Here is the test program I'm using:
#include <thread>
#include <iostream>
#include <vector>
#include <cstdint>
#include <stdlib.h>
#include <fcntl.h>
#include <unistd.h>
#include <string.h>
#include <sys/types.h>
#define PAGE_SIZE_4K 0x1000
int GetDirtyBit(uint64_t vaddr) {
int fd = open("/proc/self/pagemap", O_RDONLY);
if (fd < 0) {
perror("Failed open pagemap");
exit(1);
}
off_t offset = vaddr / 4096 * 8;
if (lseek(fd, offset, SEEK_SET) < 0) {
perror("Failed lseek pagemap");
exit(1);
}
uint64_t pfn = 0;
if (read(fd, &pfn, sizeof(pfn)) != sizeof(pfn)) {
perror("Failed read pagemap");
sleep(1000);
exit(1);
}
close(fd);
return pfn & (1UL << 55) ? 1 : 0;
}
void CleanSoftDirty() {
int fd = open("/proc/self/clear_refs", O_RDWR);
if (fd < 0) {
perror("Failed open clear_refs");
exit(1);
}
char cmd[] = "4";
if (write(fd, cmd, sizeof(cmd)) != sizeof(cmd)) {
perror("Failed write clear_refs");
exit(1);
}
close(fd);
}
int demo(int argc, char *argv[]) {
int x = 1;
// 100 MB
uint64_t size = 1024UL * 1024UL * 100;
void *ptr = malloc(size);
for (uint64_t s = 0; s < size; s += PAGE_SIZE_4K) {
// populate pages
memset(ptr + s, x, PAGE_SIZE_4K);
}
char *cptr = reinterpret_cast<char *>(ptr);
printf("Soft dirty after malloc: %ld, (50MB offset)%ld\n",
GetDirtyBit(reinterpret_cast<uint64_t>(cptr)),
GetDirtyBit(reinterpret_cast<uint64_t>(cptr + 50 * 1024 * 1024)));
printf("ALLOCATE FINISHED\n");
std::string line;
std::vector<std::thread> threads;
while (true) {
sleep(2);
// Set soft dirty of all pages to 0.
CleanSoftDirty();
char *cptr = reinterpret_cast<char *>(ptr);
printf("Soft dirty after reset: %ld, (50MB offset)%ld\n",
GetDirtyBit(reinterpret_cast<uint64_t>(cptr)),
GetDirtyBit(reinterpret_cast<uint64_t>(cptr + 50 * 1024 * 1024)));
// Create thread.
threads.push_back(std::thread([]() { while(true) sleep(1); }));
sleep(2);
printf("Soft dirty after create thread: %ld, (50MB offset)%ld\n",
GetDirtyBit(reinterpret_cast<uint64_t>(cptr)),
GetDirtyBit(reinterpret_cast<uint64_t>(cptr + 50 * 1024 * 1024)));
// memset the first 20MB
memset(cptr, x++, 1024UL * 1024UL * 20);
printf("Soft dirty after memset: %ld, (50MB offset)%ld\n",
GetDirtyBit(reinterpret_cast<uint64_t>(cptr)),
GetDirtyBit(reinterpret_cast<uint64_t>(cptr + 50 * 1024 * 1024)));
}
return 0;
}
int main(int argc, char *argv[]) {
std::string last_arg = argv[argc - 1];
printf("PID: %d\n", getpid());
return demo(argc, argv);
}
I print the dirty bit of the first page, and the page at offset 50 * 1024 * 1024
. Here is what happens:
- The soft-dirty bits after
malloc()
are 1, which is expected. - After clean soft-dirty, they become 0.

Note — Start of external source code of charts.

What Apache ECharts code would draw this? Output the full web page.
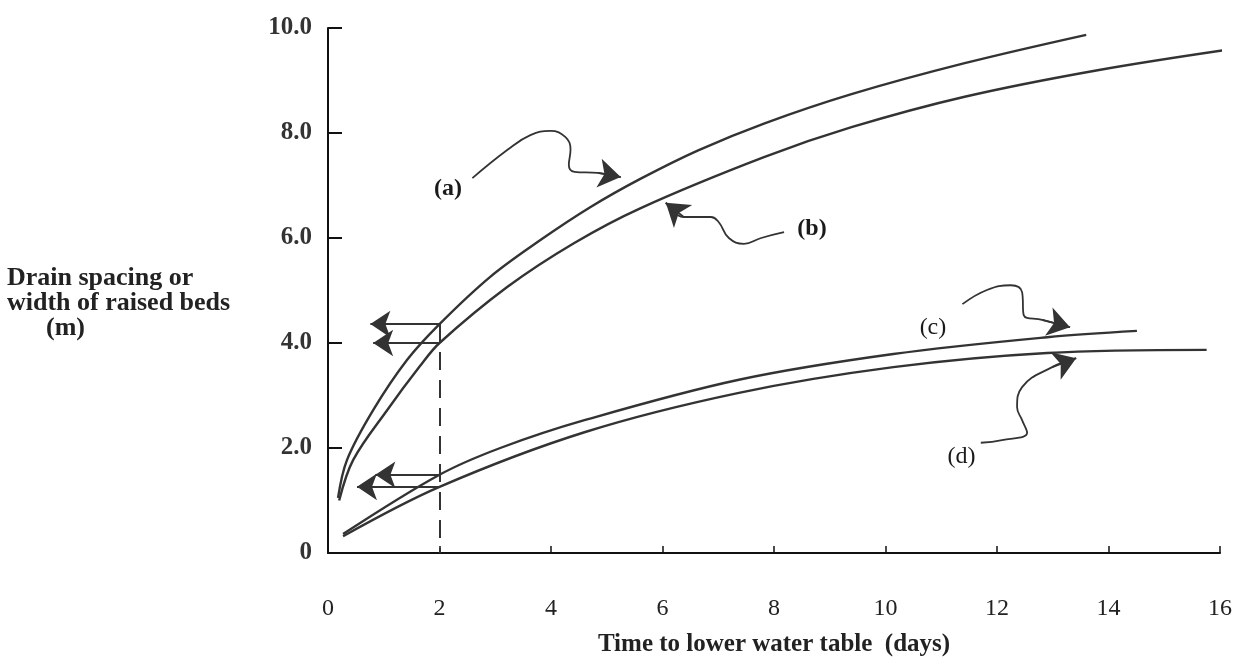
<!DOCTYPE html>
<html>
<head>
<meta charset="utf-8">
<script src="https://cdn.jsdelivr.net/npm/echarts@6/dist/echarts.min.js"></script>
<style>html,body{margin:0;padding:0;background:#fff}#c{width:1243px;height:668px}</style>
</head>
<body>
<div id="c"></div>
<script>
// ---- data ----
const xTickLabels = ['0','2','4','6','8','10','12','14','16'];
const yTickLabels = ['0','2.0','4.0','6.0','8.0','10.0'];

const curveA = [[0.18,1.05],[0.34,1.77],[0.81,2.72],[1.42,3.68],[2.0,4.36],[2.91,5.26],[3.81,5.96],[4.71,6.59],[5.61,7.13],[6.64,7.67],[7.82,8.18],[9.39,8.74],[11.42,9.33],[13.6,9.87]];
const curveB = [[0.2,1.0],[0.45,1.77],[1.06,2.72],[1.65,3.56],[2.0,4.0],[3.22,5.07],[4.41,5.90],[5.61,6.57],[7.82,7.54],[9.39,8.11],[11.42,8.69],[13.83,9.2],[16.35,9.62]];
const curveC = [[0.27,0.36],[2.0,1.49],[3.09,2.0],[4.6,2.53],[7.37,3.30],[10.14,3.79],[12.9,4.11],[14.51,4.23]];
const curveD = [[0.27,0.32],[2.0,1.26],[4.6,2.30],[7.37,3.05],[10.14,3.54],[12.9,3.81],[15.76,3.87]];

// read-off arrows (from x = 2 days towards the y axis)
const readX = 2;
const readValues = [4.36, 4.0, 1.49, 1.26];
const readTips = [0.76, 0.81, 0.85, 0.52];

// curve labels
const labelNames = ['(a)','(b)','(c)','(d)'];
const labelPos = [[2.16,6.93],[8.69,6.17],[10.86,4.29],[11.37,1.83]];

// hand-drawn pointer arrows
const pointerA = [[2.59,7.14],[3.22,7.68],[3.63,7.96],[3.99,8.04],[4.26,7.92],[4.35,7.68],[4.32,7.39],[4.42,7.26],[4.84,7.24],[5.25,7.16]];
const pointerB = [[8.18,6.11],[7.77,6.0],[7.46,5.89],[7.19,6.0],[7.01,6.30],[6.87,6.40],[6.38,6.40],[6.06,6.67]];
const pointerC = [[11.38,4.74],[11.82,5.01],[12.25,5.10],[12.45,4.97],[12.48,4.53],[12.81,4.44],[13.31,4.30]];
const pointerD = [[11.71,2.10],[12.09,2.15],[12.54,2.29],[12.45,2.53],[12.36,2.78],[12.45,3.16],[12.99,3.54],[13.42,3.71]];

// ---- chart ----
const FONT = '"Liberation Serif", "DejaVu Serif", serif';
const INK = '#333';
const chart = echarts.init(document.getElementById('c'), null, {renderer:'canvas'});

function curve(name, data) {
  return {
    name, type: 'line', data, smooth: 0.35, showSymbol: false, symbol: 'none',
    clip: false, lineStyle: {color: INK, width: 2.4}, z: 3, silent: true
  };
}
function pointerBody(name, data) {
  return {
    name, type: 'line', data, smooth: 0.45, showSymbol: false, symbol: 'none',
    clip: false, lineStyle: {color: INK, width: 1.8}, z: 4, silent: true
  };
}

const pointerList = [pointerA, pointerB, pointerC, pointerD];
const readArrows = readValues.map((v, i) => ({coords: [[readX, v], [readTips[i], v]]}));
const pointerHeads = pointerList.map(p => ({coords: [p[p.length - 2], p[p.length - 1]]}));

chart.setOption({
  animation: false,
  backgroundColor: '#fff',
  grid: {left: 328, right: 23, top: 28, bottom: 115, containLabel: false, outerBoundsMode: 'none'},
  xAxis: {
    type: 'value', min: 0, max: 16, interval: 2,
    name: 'Time to lower water table  (days)', nameLocation: 'middle', nameGap: 79,
    nameTextStyle: {fontFamily: FONT, fontSize: 25, fontWeight: 'bold', color: '#222'},
    axisLine: {show: true, onZero: false, lineStyle: {color: '#111', width: 2}},
    axisTick: {show: true, inside: true, length: 7, lineStyle: {color: '#111', width: 1.5}},
    axisLabel: {margin: 44, fontFamily: FONT, fontSize: 24, color: '#222',
      formatter: v => xTickLabels[Math.round(v / 2)]},
    splitLine: {show: false}
  },
  yAxis: {
    type: 'value', min: 0, max: 10, interval: 2,
    name: '\nDrain spacing or\nwidth of raised beds\n      (m)', nameLocation: 'middle', nameRotate: 0, nameGap: 321,
    nameTextStyle: {fontFamily: FONT, fontSize: 26, fontWeight: 'bold', color: '#222', align: 'left',
      lineHeight: 25},
    axisLine: {show: true, onZero: false, lineStyle: {color: '#111', width: 2}},
    axisTick: {show: true, inside: true, length: 14, lineStyle: {color: '#111', width: 2}},
    axisLabel: {margin: 16, fontFamily: FONT, fontSize: 25, fontWeight: 'bold', color: '#333',
      formatter: v => yTickLabels[Math.round(v / 2)]},
    splitLine: {show: false}
  },
  series: [
    curve('a', curveA),
    curve('b', curveB),
    curve('c', curveC),
    curve('d', curveD),
    pointerBody('pa', pointerA),
    pointerBody('pb', pointerB),
    pointerBody('pc', pointerC),
    pointerBody('pd', pointerD),
    {
      name: 'read-off', type: 'lines', coordinateSystem: 'cartesian2d', data: readArrows,
      symbol: ['none', 'arrow'], symbolSize: [14, 20],
      lineStyle: {color: INK, width: 2, opacity: 1}, z: 4, silent: true
    },
    {
      name: 'pointer heads', type: 'lines', coordinateSystem: 'cartesian2d', data: pointerHeads,
      symbol: ['none', 'arrow'], symbolSize: [16, 22],
      lineStyle: {color: INK, width: 1.8, opacity: 1}, z: 4, silent: true
    },
    {
      name: 'guide', type: 'lines', coordinateSystem: 'cartesian2d',
      data: [{coords: [[readX, readValues[0]], [readX, 0]]}],
      symbol: 'none', lineStyle: {color: INK, width: 2, type: [18, 10], opacity: 1}, z: 2, silent: true
    },
    {
      name: 'labels', type: 'scatter', symbolSize: 1, silent: true, z: 5,
      itemStyle: {color: '#fff', opacity: 1},
      data: labelNames.map((n, i) => ({
        name: n, value: labelPos[i],
        label: {show: true, position: [0, 0], align: 'center', verticalAlign: 'middle', formatter: '{b}',
          fontFamily: FONT, fontSize: 24, fontWeight: i < 2 ? 'bold' : 'normal', color: '#1a1a1a',
          textBorderWidth: 0}
      }))
    }
  ]
});
</script>
</body>
</html>
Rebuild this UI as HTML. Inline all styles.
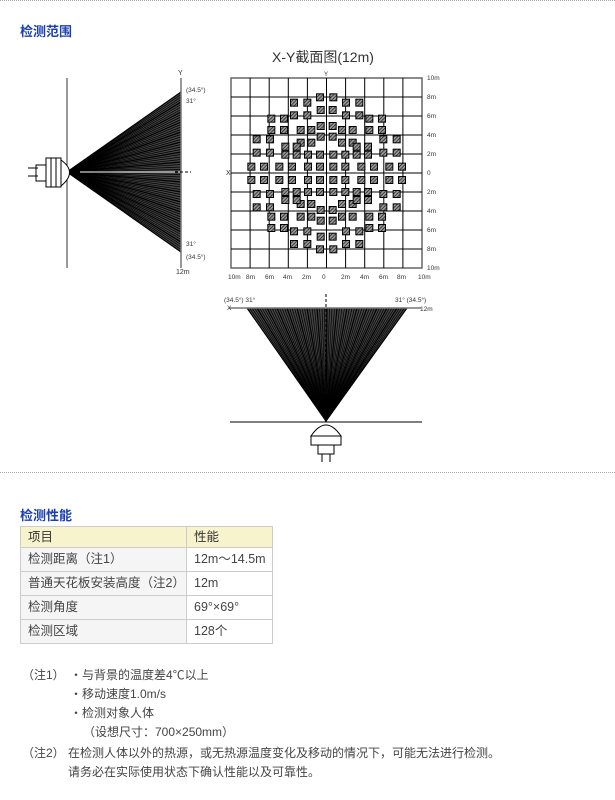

- Create a thread that just sleeps.
- Check dirty bit, all pages in the 100MB region (I didn't print dirty bits of all pages, but I did the check on my own) now have the soft-dirty bit set to 1.
- Restart the loop, now the behavior is correct, soft-dirty bits remain 0 after creating additional threads.
- The soft-dirty bit of the page at offset 0 is 1 since I did
memset()
, and the soft-dirty bit of page50 MB
remains 0.
Here is the output:
Soft dirty after malloc: 1, (50MB offset)1
ALLOCATE FINISHED
Soft dirty after reset: 0, (50MB offset)0
Soft dirty after create thread: 1, (50MB offset)1
Soft dirty after memset: 1, (50MB offset)1
(steps 1-4 above)
(step 5 starts below)
Soft dirty after reset: 0, (50MB offset)0
Soft dirty after create thread: 0, (50MB offset)0
Soft dirty after memset: 1, (50MB offset)0
Soft dirty after reset: 0, (50MB offset)0
Soft dirty after create thread: 0, (50MB offset)0
Soft dirty after memset: 1, (50MB offset)0
Soft dirty after reset: 0, (50MB offset)0
Soft dirty after create thread: 0, (50MB offset)0
Soft dirty after memset: 1, (50MB offset)0
I thought thread creation would just mark the pages as being in a "shared" state, not modify them, so the soft-dirty bit should remain unchanged. Apparently, the behavior is different. Therefore I'm thinking: does creating a thread trigger page faults on all of the pages? So the OS sets all pages' soft-dirty bit to 1 when handling the page fault.
If this is not the case, why does creating a thread make all memory pages of the process become "dirty"? Why does only the first thread creation have such behavior?
I hope I explained the question well, please let me know if more details are needed, or if anything doesn't make sense.